* _Work instructions_: Search the data below for "Write"; list each line that holds it.

※ ※ ※

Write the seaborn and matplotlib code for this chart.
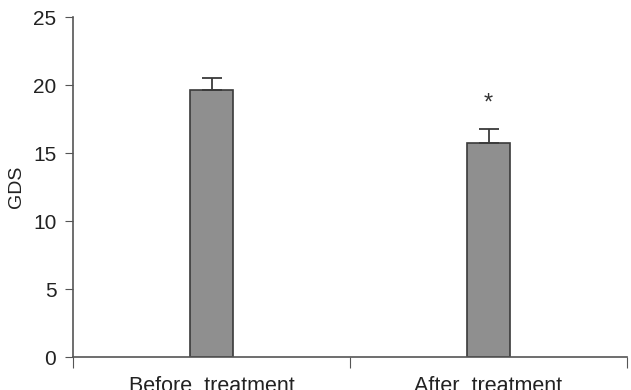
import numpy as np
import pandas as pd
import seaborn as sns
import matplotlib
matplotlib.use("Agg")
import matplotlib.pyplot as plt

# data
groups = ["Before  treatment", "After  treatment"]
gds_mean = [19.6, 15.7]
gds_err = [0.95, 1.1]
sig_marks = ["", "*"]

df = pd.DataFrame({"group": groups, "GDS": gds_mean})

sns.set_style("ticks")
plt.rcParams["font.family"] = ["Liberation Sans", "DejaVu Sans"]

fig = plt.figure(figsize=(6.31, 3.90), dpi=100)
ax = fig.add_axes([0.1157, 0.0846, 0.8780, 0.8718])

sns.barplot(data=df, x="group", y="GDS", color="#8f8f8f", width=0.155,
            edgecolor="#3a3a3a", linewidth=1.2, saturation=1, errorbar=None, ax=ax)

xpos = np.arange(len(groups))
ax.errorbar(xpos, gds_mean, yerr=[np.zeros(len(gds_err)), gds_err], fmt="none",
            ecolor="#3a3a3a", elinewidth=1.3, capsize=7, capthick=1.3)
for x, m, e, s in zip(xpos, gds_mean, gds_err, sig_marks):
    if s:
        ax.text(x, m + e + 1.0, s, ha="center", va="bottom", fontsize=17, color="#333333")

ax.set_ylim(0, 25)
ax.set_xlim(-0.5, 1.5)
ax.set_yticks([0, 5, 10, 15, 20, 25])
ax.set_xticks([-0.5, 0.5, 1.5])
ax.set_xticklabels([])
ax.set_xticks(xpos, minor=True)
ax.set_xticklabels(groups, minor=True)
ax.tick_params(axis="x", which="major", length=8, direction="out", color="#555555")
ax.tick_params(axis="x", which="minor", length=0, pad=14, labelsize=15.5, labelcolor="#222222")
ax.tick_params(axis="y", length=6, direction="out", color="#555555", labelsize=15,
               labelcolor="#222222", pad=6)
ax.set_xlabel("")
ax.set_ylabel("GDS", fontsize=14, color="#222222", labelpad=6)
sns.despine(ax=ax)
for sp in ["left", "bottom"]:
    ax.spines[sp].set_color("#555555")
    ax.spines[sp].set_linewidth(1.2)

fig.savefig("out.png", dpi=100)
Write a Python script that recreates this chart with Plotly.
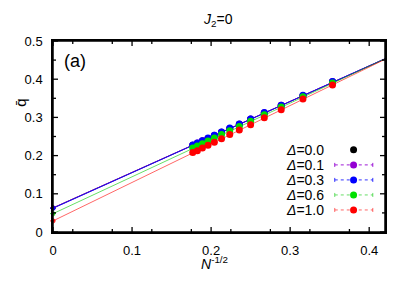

※ ※ ※

* _Result for this exercise_:
Write the seaborn and matplotlib code for this chart.
Write a Python script that recreates this chart with Plotly.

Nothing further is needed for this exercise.